Researchers have shown that the addition of germanium to silicon can increase the speed at which electrons travel through the transistors that form the basic building blocks in integrated circuits. This provides a means by which computer chips and other microelectronic devices can be made faster and more powerful, Hoyt said.
In the past, improvements in the speed of integrated circuits have come largely from miniaturization. But the size of individual transistors in silicon chips is approaching a point that will be very difficult to go below, according to many experts.
Not only is it becoming more and more difficult to etch ever- smaller features onto the chips, but as they are squeezed closer and closer, the interference between individual transistors increases.
Another semiconductor material, gallium arsenide, is even faster than silicon-germanium, but it is also more expensive to fabricate into chips. Compatibility with existing silicon technology is another significant motivation for silicon-germanium's use.
Although silicon-germanium alloys are not as difficult to process as gallium arsenide, they are harder to use than pure silicon, Hoyt said. Because the germanium atoms are larger than silicon atoms, adding them causes strain within the material's crystalline structure. This strain produces beneficial electrical properties, but it also limits the thickness of the layers that can be grown without introducing undesirable defects.

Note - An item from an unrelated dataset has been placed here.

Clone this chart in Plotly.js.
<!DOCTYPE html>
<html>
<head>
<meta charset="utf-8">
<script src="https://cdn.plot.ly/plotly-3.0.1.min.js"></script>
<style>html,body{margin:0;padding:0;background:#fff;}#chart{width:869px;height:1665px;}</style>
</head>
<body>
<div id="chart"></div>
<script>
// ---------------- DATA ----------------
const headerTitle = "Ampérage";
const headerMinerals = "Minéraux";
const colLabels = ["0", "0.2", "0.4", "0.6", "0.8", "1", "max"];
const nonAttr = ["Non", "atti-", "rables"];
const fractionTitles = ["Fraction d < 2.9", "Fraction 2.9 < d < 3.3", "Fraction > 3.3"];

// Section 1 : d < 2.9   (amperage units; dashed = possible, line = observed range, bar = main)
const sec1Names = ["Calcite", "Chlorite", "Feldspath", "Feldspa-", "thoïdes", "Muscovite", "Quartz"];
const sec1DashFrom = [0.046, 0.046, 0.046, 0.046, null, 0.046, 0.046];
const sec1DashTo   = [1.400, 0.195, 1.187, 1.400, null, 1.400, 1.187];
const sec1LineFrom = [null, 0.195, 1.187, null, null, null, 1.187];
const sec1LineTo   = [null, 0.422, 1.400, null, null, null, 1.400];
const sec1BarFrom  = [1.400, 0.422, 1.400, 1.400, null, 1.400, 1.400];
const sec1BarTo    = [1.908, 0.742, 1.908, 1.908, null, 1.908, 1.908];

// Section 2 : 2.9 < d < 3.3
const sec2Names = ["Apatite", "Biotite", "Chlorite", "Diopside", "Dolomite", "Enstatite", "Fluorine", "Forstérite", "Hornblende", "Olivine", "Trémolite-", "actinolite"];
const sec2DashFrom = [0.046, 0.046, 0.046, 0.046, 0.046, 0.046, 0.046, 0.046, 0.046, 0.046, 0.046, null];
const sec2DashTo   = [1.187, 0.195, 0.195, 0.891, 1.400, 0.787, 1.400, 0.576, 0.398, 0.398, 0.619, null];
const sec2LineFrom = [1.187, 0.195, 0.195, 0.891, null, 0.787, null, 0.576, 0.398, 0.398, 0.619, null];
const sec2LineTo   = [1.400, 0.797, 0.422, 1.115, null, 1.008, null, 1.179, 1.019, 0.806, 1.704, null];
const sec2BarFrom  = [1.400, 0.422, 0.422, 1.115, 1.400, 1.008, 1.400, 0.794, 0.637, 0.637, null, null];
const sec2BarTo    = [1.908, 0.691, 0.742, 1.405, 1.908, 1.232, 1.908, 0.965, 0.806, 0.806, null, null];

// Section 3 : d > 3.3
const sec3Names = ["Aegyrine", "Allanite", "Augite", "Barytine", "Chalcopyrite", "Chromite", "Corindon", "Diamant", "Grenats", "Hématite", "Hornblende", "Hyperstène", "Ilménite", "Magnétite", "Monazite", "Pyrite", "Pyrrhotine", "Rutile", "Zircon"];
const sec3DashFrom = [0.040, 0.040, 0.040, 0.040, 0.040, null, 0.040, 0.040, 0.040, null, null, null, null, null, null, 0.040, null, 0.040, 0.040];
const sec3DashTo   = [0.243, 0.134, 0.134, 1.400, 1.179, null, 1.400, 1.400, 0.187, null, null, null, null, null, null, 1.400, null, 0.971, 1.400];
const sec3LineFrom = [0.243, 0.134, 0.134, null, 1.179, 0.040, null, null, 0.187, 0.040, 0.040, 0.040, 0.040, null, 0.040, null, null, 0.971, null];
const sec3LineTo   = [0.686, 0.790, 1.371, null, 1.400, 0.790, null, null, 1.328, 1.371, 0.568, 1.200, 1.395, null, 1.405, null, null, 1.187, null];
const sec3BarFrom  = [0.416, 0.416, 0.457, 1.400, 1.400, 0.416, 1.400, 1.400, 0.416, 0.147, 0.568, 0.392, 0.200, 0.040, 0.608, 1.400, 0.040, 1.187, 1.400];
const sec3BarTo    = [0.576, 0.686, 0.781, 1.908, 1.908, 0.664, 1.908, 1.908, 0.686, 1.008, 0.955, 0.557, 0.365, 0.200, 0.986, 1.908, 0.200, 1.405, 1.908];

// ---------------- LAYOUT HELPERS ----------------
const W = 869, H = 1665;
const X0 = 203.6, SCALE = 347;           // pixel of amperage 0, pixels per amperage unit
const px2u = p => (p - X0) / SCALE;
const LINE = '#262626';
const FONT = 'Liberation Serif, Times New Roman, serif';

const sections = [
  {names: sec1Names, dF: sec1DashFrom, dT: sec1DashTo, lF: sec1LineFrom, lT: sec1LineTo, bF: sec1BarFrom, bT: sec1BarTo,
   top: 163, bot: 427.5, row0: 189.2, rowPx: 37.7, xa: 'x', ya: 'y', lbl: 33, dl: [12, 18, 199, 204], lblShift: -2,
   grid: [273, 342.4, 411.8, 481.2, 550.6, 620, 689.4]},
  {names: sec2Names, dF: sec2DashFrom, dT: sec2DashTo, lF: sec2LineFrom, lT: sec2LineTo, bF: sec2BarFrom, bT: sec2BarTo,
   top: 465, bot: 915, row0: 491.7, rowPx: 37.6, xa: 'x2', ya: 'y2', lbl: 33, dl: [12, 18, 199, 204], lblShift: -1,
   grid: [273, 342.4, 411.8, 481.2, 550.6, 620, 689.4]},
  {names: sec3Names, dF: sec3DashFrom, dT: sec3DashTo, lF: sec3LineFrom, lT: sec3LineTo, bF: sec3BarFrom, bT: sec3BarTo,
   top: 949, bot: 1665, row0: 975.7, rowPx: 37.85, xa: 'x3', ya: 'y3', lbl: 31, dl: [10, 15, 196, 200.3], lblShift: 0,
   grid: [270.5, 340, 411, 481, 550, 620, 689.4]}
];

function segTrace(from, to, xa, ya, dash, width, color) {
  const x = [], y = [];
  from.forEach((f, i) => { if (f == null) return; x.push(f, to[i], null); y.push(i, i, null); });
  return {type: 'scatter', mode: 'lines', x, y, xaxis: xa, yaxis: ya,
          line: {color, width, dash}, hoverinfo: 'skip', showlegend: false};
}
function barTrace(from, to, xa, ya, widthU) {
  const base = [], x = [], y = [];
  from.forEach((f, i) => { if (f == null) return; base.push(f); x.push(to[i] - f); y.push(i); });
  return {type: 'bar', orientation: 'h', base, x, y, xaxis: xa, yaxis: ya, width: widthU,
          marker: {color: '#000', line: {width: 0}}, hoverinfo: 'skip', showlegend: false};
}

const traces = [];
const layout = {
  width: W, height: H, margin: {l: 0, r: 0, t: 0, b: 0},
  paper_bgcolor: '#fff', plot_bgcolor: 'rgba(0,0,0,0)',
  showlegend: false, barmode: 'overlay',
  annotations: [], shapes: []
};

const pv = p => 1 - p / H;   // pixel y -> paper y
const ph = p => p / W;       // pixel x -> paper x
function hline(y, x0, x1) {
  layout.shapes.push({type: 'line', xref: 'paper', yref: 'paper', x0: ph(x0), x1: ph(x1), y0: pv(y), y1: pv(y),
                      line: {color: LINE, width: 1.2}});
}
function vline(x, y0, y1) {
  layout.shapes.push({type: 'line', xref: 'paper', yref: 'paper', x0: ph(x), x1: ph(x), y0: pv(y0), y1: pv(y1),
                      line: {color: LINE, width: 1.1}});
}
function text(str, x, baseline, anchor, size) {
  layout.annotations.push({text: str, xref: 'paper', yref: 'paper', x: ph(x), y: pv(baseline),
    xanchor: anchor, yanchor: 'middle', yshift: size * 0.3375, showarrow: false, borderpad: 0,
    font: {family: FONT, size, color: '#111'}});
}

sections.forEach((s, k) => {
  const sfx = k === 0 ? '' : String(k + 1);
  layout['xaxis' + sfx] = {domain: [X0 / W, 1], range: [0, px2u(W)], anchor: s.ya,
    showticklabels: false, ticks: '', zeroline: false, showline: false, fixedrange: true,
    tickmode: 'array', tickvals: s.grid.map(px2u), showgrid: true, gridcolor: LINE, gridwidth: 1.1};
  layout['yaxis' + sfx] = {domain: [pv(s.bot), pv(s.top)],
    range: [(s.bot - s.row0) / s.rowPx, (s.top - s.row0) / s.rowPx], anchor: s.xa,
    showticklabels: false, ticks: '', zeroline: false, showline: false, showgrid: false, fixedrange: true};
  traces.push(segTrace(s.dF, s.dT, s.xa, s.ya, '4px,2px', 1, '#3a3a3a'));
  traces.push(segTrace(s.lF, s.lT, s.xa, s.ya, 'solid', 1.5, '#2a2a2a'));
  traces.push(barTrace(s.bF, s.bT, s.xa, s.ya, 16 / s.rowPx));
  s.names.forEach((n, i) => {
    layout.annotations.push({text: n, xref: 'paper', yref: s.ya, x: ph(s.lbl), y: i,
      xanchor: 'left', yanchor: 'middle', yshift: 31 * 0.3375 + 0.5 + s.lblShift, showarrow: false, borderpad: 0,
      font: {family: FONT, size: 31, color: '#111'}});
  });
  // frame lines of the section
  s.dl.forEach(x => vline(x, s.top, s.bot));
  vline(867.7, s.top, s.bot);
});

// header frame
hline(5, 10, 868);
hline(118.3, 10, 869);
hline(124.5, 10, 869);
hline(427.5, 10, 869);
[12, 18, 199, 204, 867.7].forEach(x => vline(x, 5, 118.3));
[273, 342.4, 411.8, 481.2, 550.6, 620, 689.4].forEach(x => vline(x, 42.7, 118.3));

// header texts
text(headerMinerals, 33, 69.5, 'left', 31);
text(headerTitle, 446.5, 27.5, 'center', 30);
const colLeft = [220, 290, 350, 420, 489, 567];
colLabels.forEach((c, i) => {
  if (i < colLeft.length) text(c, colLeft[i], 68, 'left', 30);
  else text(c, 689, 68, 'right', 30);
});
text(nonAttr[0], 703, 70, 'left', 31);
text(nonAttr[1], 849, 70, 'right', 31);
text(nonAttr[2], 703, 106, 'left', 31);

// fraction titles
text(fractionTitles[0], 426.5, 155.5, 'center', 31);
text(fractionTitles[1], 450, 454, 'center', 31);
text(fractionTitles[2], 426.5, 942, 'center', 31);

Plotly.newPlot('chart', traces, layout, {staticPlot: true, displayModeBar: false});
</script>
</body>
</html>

Silicon-germanium is closest to commercialization in the bipolar transistor market, she reported. Bipolar transistors are used in telecommunications equipment, amplifiers and other applications where high speed and high power output are required.
In the last four years, researchers have demonstrated that silicon-germanium transistors can operate about 60 percent faster than those made from pure silicon. In addition to speed, several aspects of bipolar transistor performance have been improved by the addition of germanium to silicon.
Development of metal oxide chips (the type used predominantly in computers), that are based on germanium-silicon alloys is not as far along, but is making significant progress, Hoyt said.
At Stanford, she and her colleagues have produced metal oxide transistors with electron mobilities 180 percent above that of pure silicon. These initial results are very encouraging and indicate a strong potential for future integrated circuit applications, Hoyt said.